Dona Noêmia e as intermitências da morte – Atílio Alencar
Dona Noêmia, vizinha da casa ao lado aqui em Silveira, tem verdadeira paixão pela morte. Volta e meia arrasta as alpargatas rotas até o pequeno cemitério na coxilha que demarca o fim da cidade para se certificar que nenhum parente ou conhecido está sendo velado sem a sua presença, o que seria uma afronta ao seu zelo mórbido. Sempre conta com riqueza de detalhes a passagem daquele irmão mais moço que fora surpreendido pelo mal traiçoeiro, ou da agonia do pai desaparecendo aos poucos na solidão do campo. Guarda um vasto anedotário dos falecimentos e suas diversas causas.
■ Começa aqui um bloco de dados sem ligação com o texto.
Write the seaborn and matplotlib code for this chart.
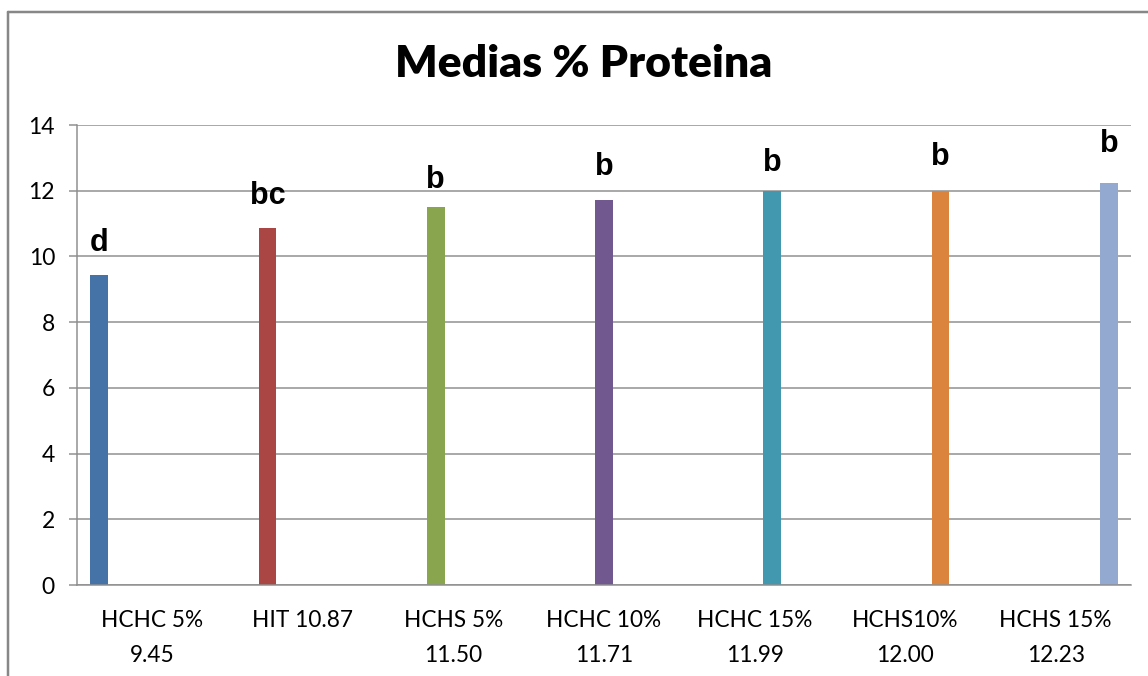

Se é surpreendida, no alto de seus oitenta e tantos anos, auscultando os arbustos, e alguém a alerta do perigo das cobras, repete sempre o mesmo mantra: sou velha, nem as cobras me querem, e se me cravam os venenos, já vou tarde. A morte é uma amiga que tarda a chegar para a Dona Noêmia; mas a espera não a faz amarga.
Às vezes, quando os mortos andam escassos, ela trata de antecipar alguma partida. Esta semana bateu na porta de nossa casa, com um leve desconsolo, anunciando que enfim ficara viúva. Relembrou os primeiros tempos do namoro, a época do matrimônio, a chegada dos filhos; uma nuvem pesada obscureceu os olhos fundos ao rememorar o gosto pelo álcool que, durante anos, fez do marido um companheiro indesejável. Mas desde então, já mudado e muito zeloso, tinha sido um homem bom.
Dona Noêmia estava triste. Difícil dizer alguma coisa para alguém que perde a companhia dos últimos quarenta anos.
Mas eis que passa um conhecido e pergunta pelo suposto finado. Dona Noêmia, absorta na própria imaginação, repete a sentença: morto, foi-se o meu marido. O estranho insiste, mas não pode, ainda ontem andava bem. Enfim, contrariada em sua recém conquistada viuvez, a velha concede: tá no hospital, desenganado. Bem dizer, morto.
Hoje, ela veio contar, um tanto frustrada: na quarta, o marido dá alta e volta pra casa. Recuperou-se de um mal estar súbito, mas passageiro. E a Dona Noêmia, com sua teimosa simpatia, seguirá sondando os muros caiados do cemitério na esperança da visita que tarda.